Puis, au début de l’année, le mari de Mahgul est mort dans un accident de baignade.

Sa famille a tenté d’obtenir la garde de leurs six enfants. Mahgul s’est battue pour conserver leur garde. Elle a réussi, mais la situation a eu des conséquences pour elle, et sa santé s’est beaucoup détériorée.

Un membre de sa famille lui a finalement parlé du centre de protection familiale local.

Maghul cleans an office at her new job.
Mahgul peut désormais nourrir sa famille grâce à son revenu de femme de ménage. © UNFPA Afghanistan

Un avenir prometteur

En partenariat avec le ministère de la Santé publique et la Direction des questions de genre, l’UNFPA a aidé à ouvrir 27 centres de protection familiale dans 22 provinces du pays. Ces centres sont situés au sein d’hôpitaux et proposent divers services aux survivantes de violences basées sur le genre : soutien psychosocial, assistance juridique et orientation vers des services médicaux.

Bien que la pandémie de COVID-19 ait eu pour conséquence la fermeture généralisée de nombreux services, ces 27 centres de protection restent ouverts. Le personnel a été formé à la prévention des risques de contamination et a reçu des réserves d’équipement de protection individuelle.

Dans l’ensemble, les centres de protection ont permis d’aider 90 000 survivantes de violence depuis leur ouverture en 2013.

En avril dernier, Mahgul a pu se rendre au centre de protection locale pour demander de l’aide.

Elle y a immédiatement été traitée pour dépression ainsi que pour d’autres maladies chroniques qu’elle présentait. Au centre, un conseiller a travaillé avec elle sur la gestion du stress, et elle a également pu être soutenue par téléphone, dans le cadre d’initiatives pour la promotion de services à distance visant à limiter la propagation de la COVID-19.
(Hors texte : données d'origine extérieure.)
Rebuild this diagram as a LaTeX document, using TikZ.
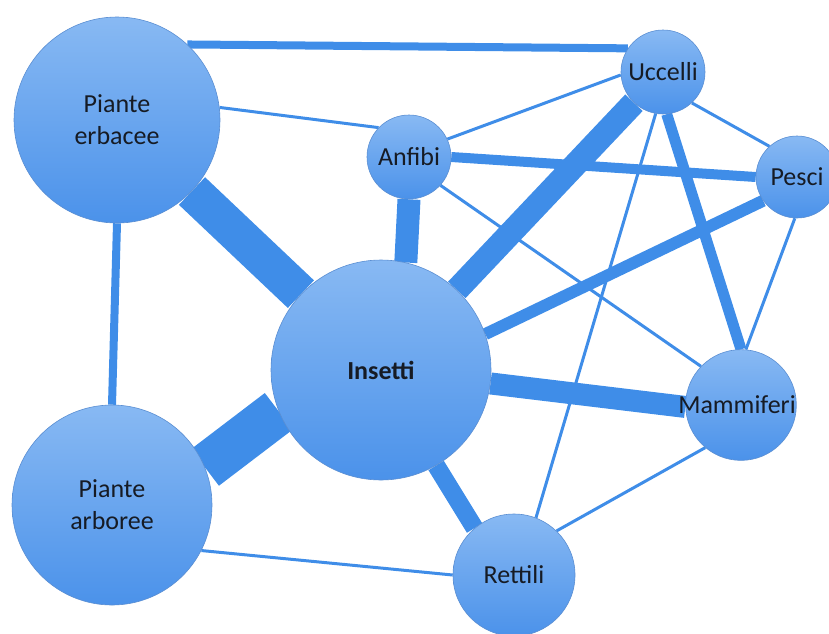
\documentclass[tikz,border=0pt]{standalone}
\usepackage{fontspec}
\setmainfont{Carlito}
\usetikzlibrary{backgrounds}
\definecolor{nodetop}{HTML}{88B9F3}
\definecolor{nodebot}{HTML}{4B92EA}
\definecolor{nodeline}{HTML}{5A8ED2}
\definecolor{edgeblue}{HTML}{3F8DE8}
\definecolor{txt}{HTML}{161B24}

\begin{document}
\begin{tikzpicture}[x=1pt,y=-1pt,n/.style={draw=nodeline,line width=0.6pt,circle,inner sep=0pt,top color=nodetop,bottom color=nodebot,text=txt,align=center},e/.style={draw=edgeblue,line width=#1},e/.default=3pt,every node/.append style={font=\fontsize{26}{32}\selectfont}]
\useasboundingbox (0,0) rectangle (829,633);
% species
\node[n,minimum size=206pt] (pe) at (117,120) {Piante\\erbacee};
\node[n,minimum size=200pt] (pa) at (112,505) {Piante\\arboree};
\node[n,minimum size=220pt] (ins) at (381,370) {\bfseries Insetti};
\node[n,minimum size=84pt] (anf) at (409,157) {Anfibi};
\node[n,minimum size=84pt] (ucc) at (663,72) {Uccelli};
\node[n,minimum size=82pt] (pes) at (797,177) {Pesci};
\node[n,minimum size=80pt] (mam) at (741,405) {\hspace*{-8pt}Mammiferi};
\node[n,minimum size=122pt] (ret) at (514,575) {Rettili};
% links
\begin{scope}[on background layer]
\draw[e=8pt] (pe.47) -- (ucc.146);
\draw[e] (pe.7) -- (anf.136);
\draw[e=8pt] (pe.south) -- (pa.north);
\draw[e=38pt] (pe) -- (ins);
\draw[e=46pt] (pa.22) -- (ins.202);
\draw[e] (pa.333) -- (ret.west);
\draw[e=23pt] (anf.south) -- (ins.77);
\draw[e] (anf.25) -- (ucc.184);
\draw[e=10pt] (anf.east) -- (pes.west);
\draw[e] (anf.318) -- (mam.136);
\draw[e=24pt] (ins) -- (ucc);
\draw[e=12pt] (ins.19) -- (pes.215);
\draw[e=22pt] (ins.353) -- (mam.182);
\draw[e=18pt] (ins.300) -- (ret.130);
\draw[e] (ucc.313) -- (pes.132);
\draw[e=11pt] (ucc.275) -- (mam.north);
\draw[e] (ucc.260) -- (ret.69);
\draw[e] (pes.267) -- (mam.85);
\draw[e] (mam.230) -- (ret.46);
\end{scope}
\end{tikzpicture}
\end{document}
Un juriste a également aidé Mahgul à trouver un emploi de femme de ménage, ce qui lui permet d’avoir un peu de stabilité financière et de nourrir sa famille. Elle prévoit de rescolariser deux de ses enfants, qui avaient quitté l’école pour travailler et gagner un peu d’argent.

Aujourd’hui, elle a confiance en l’avenir, expliquent les conseillers du centre.

« Lorsque j’ai appelé Mahgul », explique l’un des conseillers à l’UNFPA, « elle semblait très heureuse et m’a dit “ma vie a changé. Pour la première fois de mon existence, je me sens heureuse et je profite de la vie” ».